Ros’s bridesmaid Sue Wilson from Tamworth called in yesterday and suggested throwing a rope over it and breaking off the branch. Why hadn’t we thought of that! And yes it worked.
So of course the joke goes…
Stand JR under the mistletoe and you might want to kiss the more attractive mistletoe instead.
Early Saturday morning visitors greeted me with “Do you work here? Do you manage it?”
Carting a small water tank on the back of my Toro buggy for plant watering, I guess I didn’t look too impressive.
When I responded: “In fact we own it…” surprised looks from our visitors gave way to a description of being at Adelaide Oval last week and while tuned in to the ABC, watching Chris Rogers and Gerard Whately doing the roof-climb of the stands to do their broadcast.
Soon I learned they were family of a wedding that afternoon at the nearby Flowerdale Estate – and I told them the bride Sara had sounded us out for a bit of cricket before the 4pm wedding, but in the end couldn’t quite pull it together.
Instead we’ve got a Buck’s day for a different group going on. The 3o-ish groom is getting married in Singapore soon to a long-term girlfriend, so 20 of his mates were sending him off at the VG in style.
“We’d thought of paint-ball, going to the races, and then a cycling tour up the Great Victoria Rail track from Tallarook to Mansfield, but wanted something simpler.
“When the thought of cricket came up, we discovered most guys had played just backyard cricket, but were keen to try it”, Ryan commented.
So they dressed for it, borrowing ‘whites’ from friends, and as the cricket started, so was the spit fired up, the music turned on (not too loud thankfully), and eskies positioned adroitly at square leg.
By the laughter, fielding spills, chat and sledging, they look to be enjoying themselves.
Pretty good pink-ball test, huh? Brought back a few memories for us too..
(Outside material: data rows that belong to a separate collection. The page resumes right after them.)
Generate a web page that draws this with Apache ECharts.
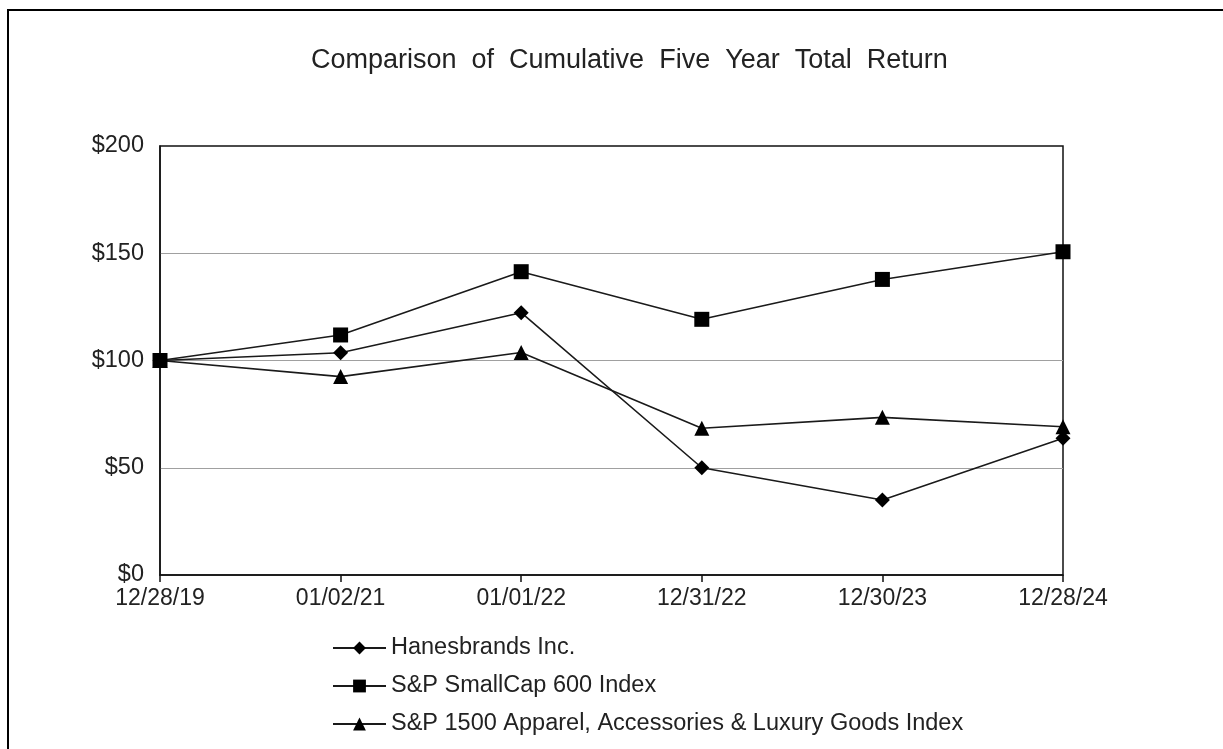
<!DOCTYPE html>
<html>
<head>
<meta charset="utf-8">
<script src="https://cdn.jsdelivr.net/npm/echarts@6/dist/echarts.min.js"></script>
<style>
  html, body { margin: 0; padding: 0; background: #fff; }
  #main { width: 1223px; height: 749px; }
</style>
</head>
<body>
<div id="main"></div>
<script>
// dates on the x axis
var dates = ["12/28/19", "01/02/21", "01/01/22", "12/31/22", "12/30/23", "12/28/24"];
// cumulative return values ($100 invested)
var hanesbrands = [100, 103.6, 122.3, 50, 35, 63.7];
var smallCap600 = [100, 111.9, 141.4, 119.2, 137.8, 150.7];
var apparelIndex = [100, 92.5, 103.7, 68.4, 73.5, 69.1];
var yTicks = [0, 50, 100, 150, 200];

var fontFamily = "'Liberation Sans', Arial, sans-serif";
var myChart = echarts.init(document.getElementById("main"));

function lineSeries(name, data, symbol, size, z) {
  return {
    name: name,
    type: "line",
    data: data,
    symbol: symbol,
    symbolSize: size,
    z: z,
    lineStyle: { color: "#1a1a1a", width: 1.6 },
    itemStyle: { color: "#000" },
    animation: false
  };
}

var option = {
  backgroundColor: "#fff",
  textStyle: { fontFamily: fontFamily },
  title: {
    text: "Comparison  of  Cumulative  Five  Year  Total  Return",
    left: 306,
    top: 42,
    textStyle: { fontFamily: fontFamily, fontSize: 27, fontWeight: "normal", color: "#222" }
  },
  graphic: [
    { type: "line", shape: { x1: 7, y1: 10, x2: 1223, y2: 10 }, style: { stroke: "#000", lineWidth: 2 } },
    { type: "line", shape: { x1: 8, y1: 9, x2: 8, y2: 749 }, style: { stroke: "#000", lineWidth: 2 } }
  ],
  legend: {
    orient: "vertical",
    left: 327,
    top: 631,
    itemWidth: 53,
    itemHeight: 16,
    itemGap: 14,
    data: ["Hanesbrands Inc.", "S&P SmallCap 600 Index", "S&P 1500 Apparel, Accessories & Luxury Goods Index"],
    textStyle: { fontFamily: fontFamily, fontSize: 23.5, lineHeight: 24, color: "#222" }
  },
  grid: {
    left: 160,
    right: 160,
    top: 146,
    bottom: 174,
    show: true,
    borderColor: "#111",
    borderWidth: 1.5,
    containLabel: false
  },
  xAxis: {
    type: "category",
    data: dates,
    boundaryGap: false,
    axisLine: { lineStyle: { color: "#111", width: 1.5 } },
    axisTick: { show: true, length: 7, lineStyle: { color: "#111", width: 1.5 } },
    axisLabel: { fontFamily: fontFamily, fontSize: 23, color: "#222", margin: 12 },
    splitLine: { show: false }
  },
  yAxis: {
    type: "value",
    min: yTicks[0],
    max: yTicks[yTicks.length - 1],
    interval: 50,
    axisLine: { show: true, lineStyle: { color: "#111", width: 1.5 } },
    axisTick: { show: false },
    axisLabel: {
      fontFamily: fontFamily, fontSize: 23.5, color: "#222", margin: 16,
      formatter: function (v) { return "$" + v; }
    },
    splitLine: { show: true, showMinLine: false, showMaxLine: false, lineStyle: { color: "#a0a0a0", width: 1.2 } }
  },
  series: [
    lineSeries("Hanesbrands Inc.", hanesbrands, "diamond", 15, 2),
    lineSeries("S&P 1500 Apparel, Accessories & Luxury Goods Index", apparelIndex, "triangle", 15, 3),
    lineSeries("S&P SmallCap 600 Index", smallCap600, "rect", 15, 4)
  ],
  animation: false
};
myChart.setOption(option);
</script>
</body>
</html>
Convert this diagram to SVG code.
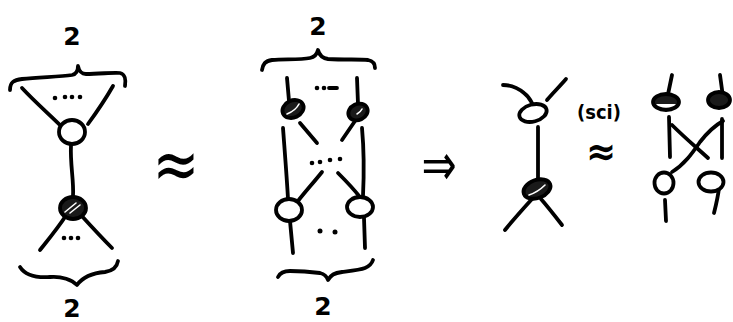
<svg xmlns="http://www.w3.org/2000/svg" width="733" height="322" viewBox="0 0 733 322">
<style>
.s{fill:none;stroke:#000;stroke-width:3.8;stroke-linecap:round;stroke-linejoin:round}
.w{fill:#fff;stroke:#000;stroke-width:3.8}
.d{fill:#1a1a1a;stroke:#000;stroke-width:3.8}
.h{fill:none;stroke:#fff;stroke-width:1.6;stroke-linecap:round}
.dot{fill:#000}
.t{font-family:"DejaVu Sans",sans-serif;fill:#000}
</style>
<rect width="733" height="322" fill="#fff"/>
<g id="connectors">
  <path class="s" d="M10,90 C10,82 14,80 22,79 C40,77 60,77 72,75 C77,74 78,70 78,66 C79,71 81,74 86,74 C100,74 115,72 120,73 C125,74 126,80 125,86"/>
  <path class="s" d="M22,88 C35,102 50,115 62,127"/>
  <path class="s" d="M113,86 C105,100 96,113 88,124"/>
  <path class="s" d="M71,145 C70,165 74,180 73,196"/>
  <path class="s" d="M67,214 C58,228 48,240 40,250"/>
  <path class="s" d="M80,214 C90,225 102,238 112,248"/>
  <path class="s" d="M20,267 C25,275 35,278 50,277 C62,276 72,280 77,285 C82,278 92,273 105,272 C112,271 117,267 118,261"/>
  <path class="s" d="M262,70 C263,64 265,61 272,60 C285,59 300,60 310,58 C315,57 317,54 318,50 C319,54 321,58 328,59 C345,60 360,59 368,60 C373,61 375,64 375,68"/>
  <path class="s" d="M287,78 L289,101"/>
  <path class="s" d="M357,78 L358,104"/>
  <path class="s" d="M300,123 L317,143"/>
  <path class="s" d="M355,121 L342,140"/>
  <path class="s" d="M283,128 C285,155 287,180 288,199"/>
  <path class="s" d="M362,128 C364,150 364,175 363,196"/>
  <path class="s" d="M322,172 C314,182 305,192 298,201"/>
  <path class="s" d="M338,173 C345,180 353,188 359,196"/>
  <path class="s" d="M290,221 L293,253"/>
  <path class="s" d="M364,218 L365,248"/>
  <path class="s" d="M278,277 C280,273 283,271 290,271 C300,271 312,272 320,273 C324,274 327,277 328,280 C331,275 334,273 342,272 C350,271 360,270 365,268 C370,266 372,263 373,260"/>
  <path class="s" d="M503,85 C510,85 518,88 524,93 C528,96 530,99 532,103"/>
  <path class="s" d="M566,79 C560,86 553,93 547,100"/>
  <path class="s" d="M538,127 L538,180"/>
  <path class="s" d="M532,199 C522,210 513,220 505,230"/>
  <path class="s" d="M541,199 C548,207 555,216 562,225"/>
  <path class="s" d="M672,75 L667,99"/>
  <path class="s" d="M720,75 C721,82 722,90 723,97"/>
  <path class="s" d="M669,117 L670,157"/>
  <path class="s" d="M672,125 C684,137 697,148 708,158"/>
  <path class="s" d="M722,119 L722,158"/>
  <path class="s" d="M723,121 C714,126 707,133 700,142 C693,152 685,164 672,172"/>
  <path class="s" d="M719,188 C718,197 716,205 714,213"/>
  <path class="s" d="M665,200 L666,221"/>
</g>
<g id="dots">
  <circle class="dot" cx="55" cy="98" r="2.3"/><circle class="dot" cx="65" cy="97" r="2.3"/><circle class="dot" cx="72" cy="97" r="2.3"/><circle class="dot" cx="80" cy="97" r="2.3"/>
  <circle class="dot" cx="64" cy="238" r="2.3"/><circle class="dot" cx="71" cy="238" r="2.3"/><circle class="dot" cx="78" cy="238" r="2.3"/>
  <circle class="dot" cx="317" cy="88" r="2.3"/><circle class="dot" cx="324" cy="88" r="2.3"/><path class="s" d="M329,88 L337,88"/>
  <circle class="dot" cx="312" cy="163" r="2.3"/><circle class="dot" cx="320" cy="162" r="2.3"/><circle class="dot" cx="330" cy="160" r="2.3"/><circle class="dot" cx="340" cy="159" r="2.3"/>
  <circle class="dot" cx="320" cy="231" r="2.5"/><circle class="dot" cx="335" cy="232" r="2.5"/>
</g>
<g id="node-l-top"><ellipse class="w" cx="72" cy="132" rx="13" ry="12"/></g>
<g id="node-l-bot"><ellipse class="d" cx="73" cy="208" rx="13" ry="11"/><path class="h" d="M65,212 L76,203 M70,213 L80,205"/></g>
<g id="node-m-tl"><ellipse class="d" cx="293" cy="109" rx="11" ry="8.5" transform="rotate(-25 293 109)"/><path class="h" d="M287,114 C292,112 297,108 299,104"/></g>
<g id="node-m-tr"><ellipse class="d" cx="358" cy="112" rx="10" ry="8" transform="rotate(-25 358 112)"/><path class="h" d="M357,114 C359,113 361,111 362,109"/></g>
<g id="node-m-bl"><ellipse class="w" cx="289" cy="210" rx="13" ry="11"/></g>
<g id="node-m-br"><ellipse class="w" cx="360" cy="207" rx="13" ry="10"/></g>
<g id="node-r-top"><ellipse class="w" cx="533" cy="113" rx="14" ry="8.5" transform="rotate(-15 533 113)"/></g>
<g id="node-r-bot"><ellipse class="d" cx="537" cy="189" rx="14" ry="9" transform="rotate(-20 537 189)"/><path class="h" d="M529,195 C535,193 541,189 545,185"/></g>
<g id="node-rr-tl"><ellipse class="d" cx="666" cy="102" rx="13" ry="8"/><path d="M656,104 C660,109 672,109 676,104 Z" fill="#fff"/></g>
<g id="node-rr-tr"><ellipse class="d" cx="719" cy="100" rx="11" ry="8"/></g>
<g id="node-rr-bl"><ellipse class="w" cx="664" cy="183" rx="9.5" ry="10.5"/></g>
<g id="node-rr-br"><ellipse class="w" cx="711" cy="182" rx="12.5" ry="9.5"/></g>
<g id="labels">
  <text class="t" x="72" y="45" font-size="25" font-weight="bold" text-anchor="middle">2</text>
  <text class="t" x="72" y="317" font-size="25" font-weight="bold" text-anchor="middle">2</text>
  <text class="t" x="318" y="35" font-size="25" font-weight="bold" text-anchor="middle">2</text>
  <text class="t" x="323" y="315" font-size="25" font-weight="bold" text-anchor="middle">2</text>
  <text class="t" x="577" y="119" font-size="20" font-weight="bold" textLength="44" lengthAdjust="spacingAndGlyphs">(sci)</text>
  <text class="t" x="0" y="0" font-size="56" text-anchor="middle" transform="translate(176,189) scale(1,1.3)">≈</text>
  <text class="t" x="0" y="0" font-size="36" font-weight="bold" text-anchor="middle" transform="translate(601,165) scale(1,1.1)">≈</text>
  <text class="t" x="0" y="0" font-size="42" text-anchor="middle" transform="translate(439,185) scale(1,1.4)">⇒</text>
</g>
</svg>
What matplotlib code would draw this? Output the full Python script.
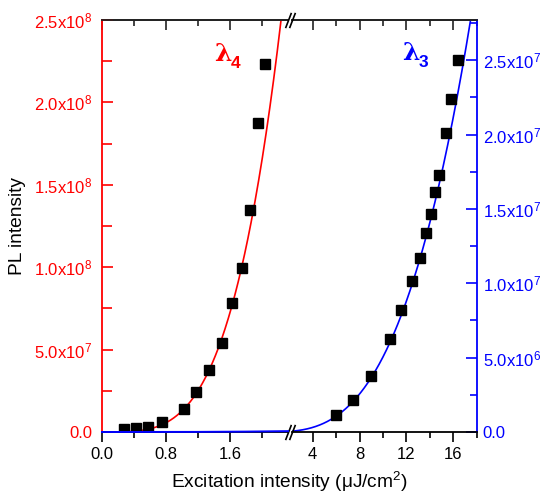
import numpy as np
import matplotlib
matplotlib.use('Agg')
import matplotlib.pyplot as plt
from matplotlib.ticker import MultipleLocator

plt.rcParams['font.family'] = ['Liberation Sans', 'DejaVu Sans']
plt.rcParams['mathtext.fontset'] = 'custom'
plt.rcParams['mathtext.rm'] = 'Liberation Sans'
plt.rcParams['mathtext.it'] = 'Liberation Sans:italic'
plt.rcParams['mathtext.bf'] = 'Liberation Sans:bold'

# ---- data ----
l4_x = [0.27, 0.43, 0.57, 0.75, 1.03, 1.18, 1.34, 1.50, 1.63, 1.75, 1.85, 1.95, 2.04]
l4_y = [1.6e6, 2.4e6, 3.2e6, 6.3e6, 1.42e7, 2.41e7, 3.77e7, 5.43e7, 7.80e7, 9.96e7,
        1.349e8, 1.875e8, 2.232e8]
l3_x = [5.97, 7.47, 8.98, 10.58, 11.52, 12.51, 13.17, 13.68, 14.11, 14.41, 14.79,
        15.37, 15.82, 16.44]
l3_y = [1.12e6, 2.14e6, 3.75e6, 6.25e6, 8.22e6, 1.016e7, 1.171e7, 1.339e7, 1.467e7,
        1.614e7, 1.725e7, 2.013e7, 2.242e7, 2.50e7]

# power-law fits y = a * x^n
l4_fit_n = 3.69
l4_fit_a = 1.279e7
l3_fit_n = 3.05
l3_fit_a = 1.0e7 / 12.51 ** 3.05

left_xlim = (0.0, 2.325)
right_xlim = (2.234, 18.02)
left_ylim = (0.0, 2.5e8)
right_ylim = (0.0, 2.77e7)

left_xticks = [0.0, 0.8, 1.6]
left_xticklabels = ['0.0', '0.8', '1.6']
right_xticks = [4, 8, 12, 16]
right_xticklabels = ['4', '8', '12', '16']
left_yticks = [0.0, 5e7, 1e8, 1.5e8, 2e8, 2.5e8]
left_yticklabels = ['0.0', '5.0x10$^{7}$', '1.0x10$^{8}$', '1.5x10$^{8}$',
                    '2.0x10$^{8}$', '2.5x10$^{8}$']
right_yticks = [0.0, 5e6, 1e7, 1.5e7, 2e7, 2.5e7]
right_yticklabels = ['0.0', '5.0x10$^{6}$', '1.0x10$^{7}$', '1.5x10$^{7}$',
                     '2.0x10$^{7}$', '2.5x10$^{7}$']

RED = '#ff0000'
BLUE = '#0000ff'
W, H = 540, 493

fig = plt.figure(figsize=(W / 100, H / 100), dpi=100)
bot = 1 - 432 / H
hgt = (432 - 20) / H
ax_l = fig.add_axes([102 / W, bot, (288 - 102) / W, hgt])
ax_r = fig.add_axes([292 / W, bot, (477 - 292) / W, hgt])

# ---- left part (lambda 4, red scale) ----
xl = np.linspace(left_xlim[0], left_xlim[1], 400)
ax_l.plot(xl, l4_fit_a * xl ** l4_fit_n, color=RED, lw=1.2, zorder=2)
ax_l.plot(l4_x, l4_y, 's', color='black', ms=6.7, zorder=3)
ax_l.set_xlim(*left_xlim)
ax_l.set_ylim(*left_ylim)

ax_lb = ax_l.twinx()
ax_lb.set_ylim(*right_ylim)
ax_lb.plot(xl, l3_fit_a * xl ** l3_fit_n, color=BLUE, lw=1.4, clip_on=False)
ax_lb.axis('off')

# ---- right part (lambda 3, blue scale) ----
xr = np.linspace(right_xlim[0], right_xlim[1], 400)
ax_r.plot(xr, l3_fit_a * xr ** l3_fit_n, color=BLUE, lw=1.2, zorder=2)
ax_r.plot(l3_x, l3_y, 's', color='black', ms=6.7, zorder=3)
ax_r.set_xlim(*right_xlim)
ax_r.set_ylim(*right_ylim)

# ---- spines ----
for ax in (ax_l, ax_r):
    for s in ax.spines.values():
        s.set_linewidth(1.3)
    ax.spines['top'].set_color('#222222')
    ax.spines['bottom'].set_color('black')
ax_l.spines['right'].set_visible(False)
ax_l.spines['left'].set_color(RED)
ax_r.spines['left'].set_visible(False)
ax_r.spines['right'].set_color(BLUE)

# ---- ticks ----
ax_l.set_xticks(left_xticks)
ax_l.set_xticklabels(left_xticklabels)
ax_l.xaxis.set_minor_locator(MultipleLocator(0.4))
ax_r.set_xticks(right_xticks)
ax_r.set_xticklabels(right_xticklabels)
ax_r.xaxis.set_minor_locator(MultipleLocator(2))

ax_l.set_yticks(left_yticks)
ax_l.set_yticklabels(left_yticklabels)
ax_l.yaxis.set_minor_locator(MultipleLocator(2.5e7))
ax_r.yaxis.tick_right()
ax_r.set_yticks(right_yticks)
ax_r.set_yticklabels(right_yticklabels)
ax_r.yaxis.set_minor_locator(MultipleLocator(2.5e6))

for ax in (ax_l, ax_r):
    ax.tick_params(axis='x', which='major', direction='out', length=7, width=1.2,
                   labelsize=12, pad=4, colors='black', top=False)
    ax.tick_params(axis='x', which='minor', direction='out', length=4, width=1.2,
                   top=False)
    sec = ax.secondary_xaxis('top')
    sec.set_xticks(ax.get_xticks())
    sec.xaxis.set_minor_locator(ax.xaxis.get_minor_locator())
    sec.tick_params(axis='x', which='major', direction='in', length=7, width=1.2,
                    labeltop=False, color='#222222')
    sec.tick_params(axis='x', which='minor', direction='in', length=4, width=1.2,
                    color='#222222')
    sec.spines['top'].set_linewidth(1.3)
    sec.spines['top'].set_color('#222222')

ax_l.tick_params(axis='y', which='major', direction='in', length=8, width=1.2,
                 labelsize=12, pad=7, color=RED, labelcolor=RED, right=False)
ax_l.tick_params(axis='y', which='minor', direction='in', length=7, width=1.2,
                 color=RED, right=False)
ax_r.tick_params(axis='y', which='major', direction='in', length=8, width=1.2,
                 labelsize=12, pad=4, color=BLUE, labelcolor=BLUE, left=False)
ax_r.tick_params(axis='y', which='minor', direction='in', length=5, width=1.2,
                 color=BLUE, left=False)

# ---- break marks ----
slash = [(-1.0, -2.6), (1.0, 2.6)]
for ax, xpos in ((ax_l, 1.0), (ax_r, 0.0)):
    for ypos in (0.0, 1.0):
        ax.plot([xpos], [ypos], transform=ax.transAxes, marker=slash, ms=11,
                mew=1.2, color='black', clip_on=False, zorder=5)

# ---- lambda labels ----
t4 = ax_l.text(0.652, 0.917, 'λ', transform=ax_l.transAxes, color=RED,
               fontsize=18, fontweight='bold', family='DejaVu Serif',
               ha='center', va='center')
ax_l.annotate('4', xy=(0.95, 0.12), xycoords=t4, color=RED, fontsize=12.5,
              fontweight='bold', ha='left', va='center')
t3 = ax_r.text(0.640, 0.920, 'λ', transform=ax_r.transAxes, color=BLUE,
               fontsize=18, fontweight='bold', family='DejaVu Serif',
               ha='center', va='center')
ax_r.annotate('3', xy=(0.95, 0.12), xycoords=t3, color=BLUE, fontsize=12.5,
              fontweight='bold', ha='left', va='center')

# ---- axis titles ----
fig.text(17.5 / W, 1 - 226 / H, 'PL intensity', rotation=90, fontsize=13.8,
         ha='center', va='center', color='black')
fig.text(289.7 / W, 1 - 487.5 / H, 'Excitation intensity (μJ/cm$^{2}$)',
         fontsize=13.8, ha='center', va='baseline', color='black')

fig.savefig('out.png', dpi=100)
Just as Ros Rogers would shut her eyes to every ball as son Chris faced up in his test matches, she got the same amount of nervous – and did just the same – for the Queensland youngster Matt Renshaw.
Few debut batsman have ever faced a sterner test – having to bat with just 12 overs to go on Day 1 with the opposition throwing the kitchen sink at the openers; and batting under lights when the new pink ball is supposed to wobble and seam all over the place.
He’s a bit gawky is Renshaw with elbows and knees jutting all over the place, but what a great job he did in surviving to stumps. If Steve Smith had to go in and got out in the gloaming, then a ‘nil-3’ whitewash was a much more likely scenario than the eventual Aussie win.
Ros and I are both pretty uncomfortable with heights, so Chris being conned into commentating from the top of the stand didn’t exactly thrill us. Good pic though.
Back here at the Village Green, the oval and pavilion have never looked better after our best-ever winter and spring rains. We lost just one day’s cricket through wet weather, and the pitch had excellent bounce, pace and carry. We’ve been able to stripe the ground Adelaide Oval –style – and the roses are in full bloom, especially the ‘Greg Chappell’ orange ones and the ‘Sir Donald Bradman’ bank that are the colour of cricket balls. The pink ‘Jane McGrath’s’ are also doing well.
We’ve a “Buck’s Weekend” booking in our bunkhouse this weekend with 16 or so guys extra keen to get out on the Oval.
Our Friday night cafés are increasingly popular with the locals and quite a few people from towns 30-40kms away – Kilmore, Seymour, Broadford Flowerdale and Yea – are coming out to sample Ros’s home-cooking, and sit on the balcony with a cool ale or glass of wine as the sun sets.